研究課題
基盤研究(C)
平成17年度から平成19年度の3年間継続的に行ったスウェーデン、ノルウェー、デンマークの若年層向け労働市場政策に関する実態調査・研究から、すべての調査対象国で、「雇用補助金プログラム」が若年失業者対策として総合的に最も有効な政策であるという回答を得た。さらに、プログラムの効果、つまり、プログラムが若年失業者の雇用を後押ししているということが容易に確認できるという点から「雇用補助金プログラム」が政策担当者にも好まれている。本研究では、理論モデルを構築し、教育・訓練プログラム、雇用補助金プログラムのマクロ経済効果について一般均衡分析を行った。理論モデル分析では、両プログラムとも若年失業を減少させ、若年雇用を含めた社会全体の雇用の拡大を促すと結論付けている。また、スウェーデン、ノルウェー、デンマークの若年労働者向けプログラムに関する実証研究のサーベイを行い、多くの研究で雇用補助金プログラムが若年労働者の失業期間の短縮、就職へのスピードアップ、就職確率、プログラム終了後の所得等にプラスの効果を有していることを確認した。一方、教育・職業訓練プログラムについては、「封じ込め」効果(lock-in effect)もあり、必ずしも若年労働者の失業期間の短縮と就職へのスピードアップを促すものではない。但し、労働者のスキルアップを図る教育・職業訓練プログラムは長期的には若年失業者の労働市場における将来の見通しを明るくするものである。以上の研究結果を踏まえ、日本の若年雇用対策として雇用補助金プログラムを充実させることが最も有効であると考える。
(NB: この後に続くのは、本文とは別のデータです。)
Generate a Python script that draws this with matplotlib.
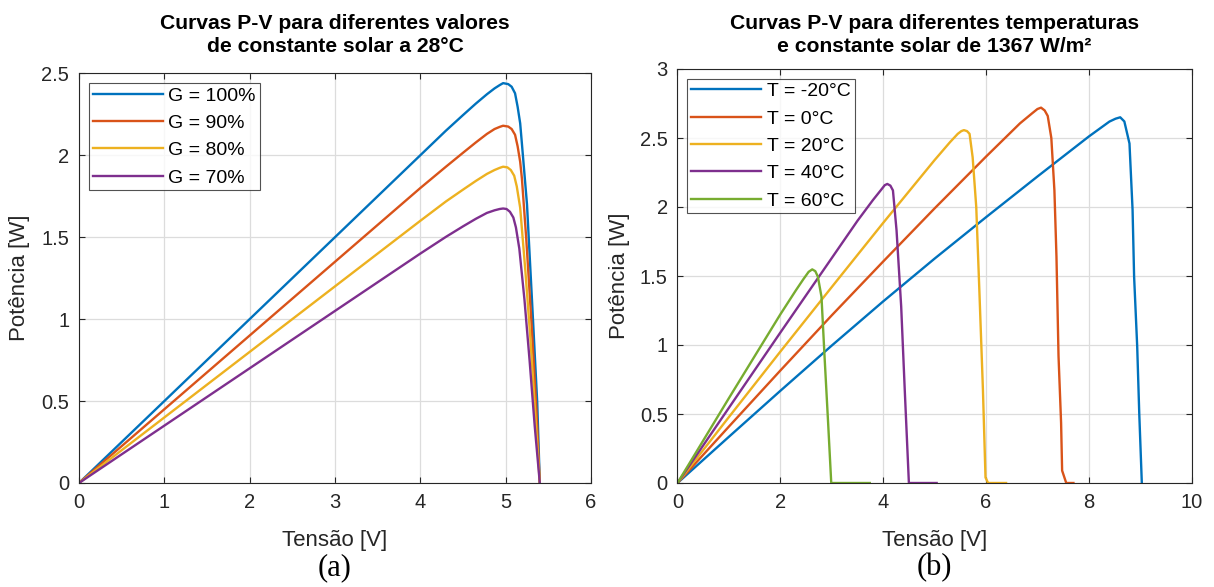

また、雇用補助金プログラムの有効性を補完し、その効果を高めるために教育・職業訓練プログラムによる若年労働者のスキルアップが欠かせない。つまり、本研究の結論は、雇用補助金プログラムと教育・職業訓練プログラムを組み合わせたプログラムを充実させることが日本の若年失業改善の政策として最も必要かつ有効であるということである。